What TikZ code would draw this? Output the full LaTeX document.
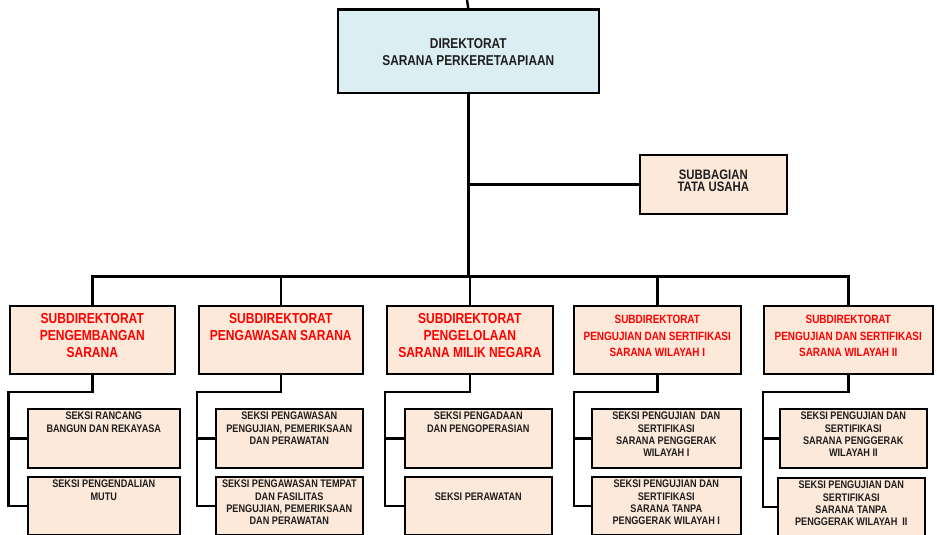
\documentclass[tikz,border=0pt]{standalone}
\usepackage{fontspec}
\setmainfont{Liberation Sans}[FakeStretch=0.83]
\definecolor{peach}{HTML}{FDE9D9}
\definecolor{lblue}{HTML}{DBEEF4}
\definecolor{dtext}{HTML}{1E1E1E}
\definecolor{rtext}{HTML}{FF0000}
\begin{document}
\begin{tikzpicture}[x=1pt,y=-1pt,
  box/.style={draw=black, line width=2.6pt, inner sep=0pt, anchor=north west, fill=peach},
  dirbox/.style={box, fill=lblue},
  conn/.style={draw=black, line width=2.4pt},
  txt/.style={inner sep=0pt, align=center, anchor=north, text=dtext},
  redbig/.style={txt, text=rtext, font=\bfseries\fontsize{14.5}{17}\selectfont},
  redsmall/.style={txt, text=rtext, font=\bfseries\fontsize{12}{16.5}\selectfont},
  seksitxt/.style={txt, font=\bfseries\fontsize{11}{12.3}\selectfont}
]
\useasboundingbox (0,0) rectangle (937,535);
\clip (0,0) rectangle (937,535);
\fill[white] (0,0) rectangle (937,535);

% top level
\node[dirbox, minimum width=261pt, minimum height=83pt] (dir) at (336.5,8.5) {};
\node[txt, anchor=center, font=\bfseries\fontsize{14.3}{17}\selectfont] (dirt) at ([yshift=-1pt]dir.center) {DIREKTORAT\\SARANA PERKERETAAPIAAN};

\node[box, minimum width=147pt, minimum height=59pt] (sub) at (638.5,153.5) {};
\node[txt, anchor=center, font=\bfseries\fontsize{13.7}{12}\selectfont] (subt) at ([yshift=4pt]sub.center) {SUBBAGIAN\\TATA USAHA};

% subdirectorates
\node[box, minimum width=165pt, minimum height=68pt] (sd1) at (8.5,304.5) {};
\node[box, minimum width=164pt, minimum height=68pt] (sd2) at (197.5,304.5) {};
\node[box, minimum width=166pt, minimum height=68pt] (sd3) at (385.5,304.5) {};
\node[box, minimum width=167pt, minimum height=68pt] (sd4) at (572.5,304.5) {};
\node[box, minimum width=169pt, minimum height=68pt] (sd5) at (762.5,304.5) {};

\node[redbig] (sd1t) at ([yshift=-8.5pt]sd1.north) {SUBDIREKTORAT\\PENGEMBANGAN\\SARANA};
\node[redbig] (sd2t) at ([yshift=-8.5pt]sd2.north) {SUBDIREKTORAT\\PENGAWASAN SARANA};
\node[redbig] (sd3t) at ([yshift=-8.5pt]sd3.north) {SUBDIREKTORAT\\PENGELOLAAN\\SARANA MILIK NEGARA};
\node[redsmall] (sd4t) at ([yshift=-10.5pt]sd4.north) {SUBDIREKTORAT\\PENGUJIAN DAN SERTIFIKASI\\SARANA WILAYAH I};
\node[redsmall] (sd5t) at ([yshift=-10.5pt]sd5.north) {SUBDIREKTORAT\\PENGUJIAN DAN SERTIFIKASI\\SARANA WILAYAH II};

% sections
\node[box, minimum width=152pt, minimum height=59pt] (s1a) at (26.5,407.5) {};
\node[box, minimum width=152pt, minimum height=58pt] (s1b) at (26.5,475.5) {};
\node[box, minimum width=147pt, minimum height=59pt] (s2a) at (214.5,407.5) {};
\node[box, minimum width=147pt, minimum height=58pt] (s2b) at (214.5,475.5) {};
\node[box, minimum width=147pt, minimum height=59pt] (s3a) at (403.5,407.5) {};
\node[box, minimum width=147pt, minimum height=58pt] (s3b) at (403.5,475.5) {};
\node[box, minimum width=149pt, minimum height=59pt] (s4a) at (590.5,407.5) {};
\node[box, minimum width=149pt, minimum height=58pt] (s4b) at (590.5,475.5) {};
\node[box, minimum width=147pt, minimum height=59pt] (s5a) at (778.5,407.5) {};
\node[box, minimum width=147pt, minimum height=58pt] (s5b) at (776.5,476.5) {};

\node[seksitxt] (s1at) at ([yshift=-4.5pt]s1a.north) {SEKSI RANCANG\\BANGUN DAN REKAYASA};
\node[seksitxt] (s1bt) at ([yshift=-4.5pt]s1b.north) {SEKSI PENGENDALIAN\\MUTU};
\node[seksitxt] (s2at) at ([yshift=-4.5pt]s2a.north) {SEKSI PENGAWASAN\\PENGUJIAN, PEMERIKSAAN\\DAN PERAWATAN};
\node[seksitxt] (s2bt) at ([yshift=-4.5pt]s2b.north) {SEKSI PENGAWASAN TEMPAT\\DAN FASILITAS\\PENGUJIAN, PEMERIKSAAN\\DAN PERAWATAN};
\node[seksitxt] (s3at) at ([yshift=-4.5pt]s3a.north) {SEKSI PENGADAAN\\DAN PENGOPERASIAN};
\node[seksitxt] (s3bt) at ([yshift=-17pt]s3b.north) {SEKSI PERAWATAN};
\node[seksitxt] (s4at) at ([yshift=-4.5pt]s4a.north) {SEKSI PENGUJIAN\ \ DAN\\SERTIFIKASI\\SARANA PENGGERAK\\WILAYAH I};
\node[seksitxt] (s4bt) at ([yshift=-4.5pt]s4b.north) {SEKSI PENGUJIAN DAN\\SERTIFIKASI\\SARANA TANPA\\PENGGERAK WILAYAH I};
\node[seksitxt] (s5at) at ([yshift=-4.5pt]s5a.north) {SEKSI PENGUJIAN DAN\\SERTIFIKASI\\SARANA PENGGERAK\\WILAYAH II};
\node[seksitxt] (s5bt) at ([yshift=-4.5pt]s5b.north) {SEKSI PENGUJIAN DAN\\SERTIFIKASI\\SARANA TANPA\\PENGGERAK WILAYAH\ \ II};

% connectors
\coordinate (topin) at (467,0);
\coordinate (busy) at (0,276.5);
\coordinate (j0) at (dir.south |- sub.west);
\draw[conn] (topin) -- (dir.north);
\draw[conn] (dir.south) -- (dir.south |- busy);
\draw[conn] (j0) -- (sub.west);
\draw[conn] (sd1.north) |- (sd5.north |- busy) -- (sd5.north);
\draw[conn] (sd2.north) -- (sd2.north |- busy);
\draw[conn] (sd3.north) -- (sd3.north |- busy);
\draw[conn] (sd4.north) -- (sd4.north |- busy);

\coordinate (k1) at (8.5,392);
\coordinate (k2) at (197,392);
\coordinate (k3) at (385,392);
\coordinate (k4) at (574,392);
\coordinate (k5) at (763,392);
\foreach \i in {1,...,5}{
  \draw[conn] (sd\i.south) |- (k\i) |- (s\i b.west);
  \draw[conn] (k\i) |- (s\i a.west);
}
\end{tikzpicture}
\end{document}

────────

_Given instruction_
Looking at the data above, how many lines hold the word "draw"? Respond with the number alone.

_Task output_
12